XCIII. Le lendemain, les quatre-cents, tout troublés qu’ils étaient, s’assemblèrent au conseil. Les hoplites du Pirée relâchèrent Alexiclès, et ayant détruit la muraille, ils se rendirent au théatre de Bacchus ; ils s’y mirent en armes, formèrent une assemblée, et d’après la résolution qu’ils y prirent, ils coururent à la ville et se tinrent tout armés dans l’Anacée[1]. il s’y rendit quelques personnes choisies par les quatre-cents, et il s’établit des pourparlers d’homme à homme. On engagea ceux qu’on vit les plus modérés à se tenir en repos et à contenir les autres. On assura qu’on ferait connaître les cinq-mille, et que ce serait entre eux, et à leur choix, que seraient pris les quatre-cents ; qu’en attendant, il ne fallait pas perdre l’état et le jeter en proie aux ennemis. Comme beaucoup de personnes parlaient dans le même esprit, et que beaucoup aussi les écoutaient, la foule des hoplites devint plus tranquille ; elle craignait surtout de mettre tout l’état en danger. On convint de tenir, à jour prescrit, une assemblée au théâtre de Bacchus pour ramener la concorde.

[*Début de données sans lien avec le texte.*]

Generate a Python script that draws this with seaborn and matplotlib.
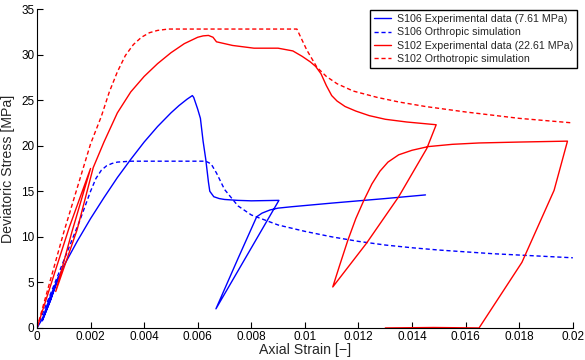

XCIV. Le jour marqué pour l’assemblée au théâtre de Bacchus arriva ; elle était sur le point d’être formée, quand on vint annoncer qu’Hégésandridas, avec quarante-deux vaisseaux, passait de Mégare à Salamine. Il n’y eut aucun hoplite qui ne crût voir accompli ce que disaient depuis long-temps Théramène et ses partisans, que cette flotte s’avançait au nouveau fort, et qu’on avait bien fait de le raser. C’était peut-être en effet d’après quelques intelligences qu’Hégésandridas croisait de ces côtés et autour d’Épidaure ; mais il n’est pas hors de vraisemblance qu’il s’y arrêtait à cause des troubles d’Athènes, et dans l’espérance qu’il pouvait bien être arrivé à propos. À cette nouvelle, les Athéniens en masse coururent au Pirée, se croyant menacés, de la part des ennemis, d’une guerre plus redoutable que leurs querelles intestines, et dont le théâtre n’était pas éloigné, mais devant leur port. Les uns montaient les vaisseaux qui se trouvaient appareillés, les autres tiraient des batimens à la mer, d’autres s’apprêtaient à défendre les murs et l’entrée du port.
XCV. Cependant la flotte du Péloponnèse, suivit la côte de Sunium, mit à l’ancre entre Thoria et Prasies, et finit par gagner Orope. Les Athéniens, au milieu de la dissension qui régnait dans leur ville, et pressés de se défendre contre le plus grand danger, furent obligés de se servir à la hâte des premiers matelots qu’ils purent se procurer, et firent partir pour Erétrie une flotte commandée par Thymocharis. L’Attique investie comme elle l’était, l’Eubée devenait tout pour eux. Leur flotte arrivée à sa destination, et renforcée des vaisseaux qui se trouvaient d’avance dans cette île, était de trente-six voiles. Elle fut aussitôt dans la nécessité de combattre ; car Hégésandridas, après l’heure du repas, partit d’Orope qui, par mer, n’est qu’à environ soixante stades[2] d’Érétrie. Il s’avançait, et les Athéniens allaient monter leurs vaisseaux, les croyant garnis de soldats ; mais ceux-ci étaient allés acheter des vivres pour le dîner, non pas au marché ; car les Érétriens avaient eu la précaution d’empêcher qu’il ne s’y vendît rien ; mais dans des maisons particulières, aux extrémités de la ville. C’était pour ne les pas laisser mettre à temps en mer, donner aux ennemis l’aisance de les prévenir, et forcer les Athéniens à sortir au combat dans le mauvais état où ils se trouveraient. On avait fait pis encore, en donnant de la ville aux Péloponnésiens le signal du moment où ils devaient partir. Ce fut dans ce triste appareil que les Athéniens mirent en mer ; ils combattirent au-dessus du port d’Érétrie, et ne laissèrent pas que de résister quelque peu de temps ; mais bientôt mis en fuite, ils furent poursuivis à la côte. Ceux qui cherchèrent un refuge dans la ville des Érétriens, comme dans une place amie, furent les plus malheureux ; tous furent égorgés. Ceux qui gagnèrent le fort que les Athéniens avaient dans l’Érétrie, y furent en sûreté, ainsi que les vaisseaux qui passèrent dans la Chalcide. Les ennemis prirent vingt-deux bâtimens athéniens, tuèrent une partie des hommes, firent prisonniers les autres, et dressèrent un trophée. Peu de temps après, ils firent soulever l’Eubée entière, à l’exception d’Oréum, que les Athéniens occupaient, et mirent ordre aux affaires dans le pays.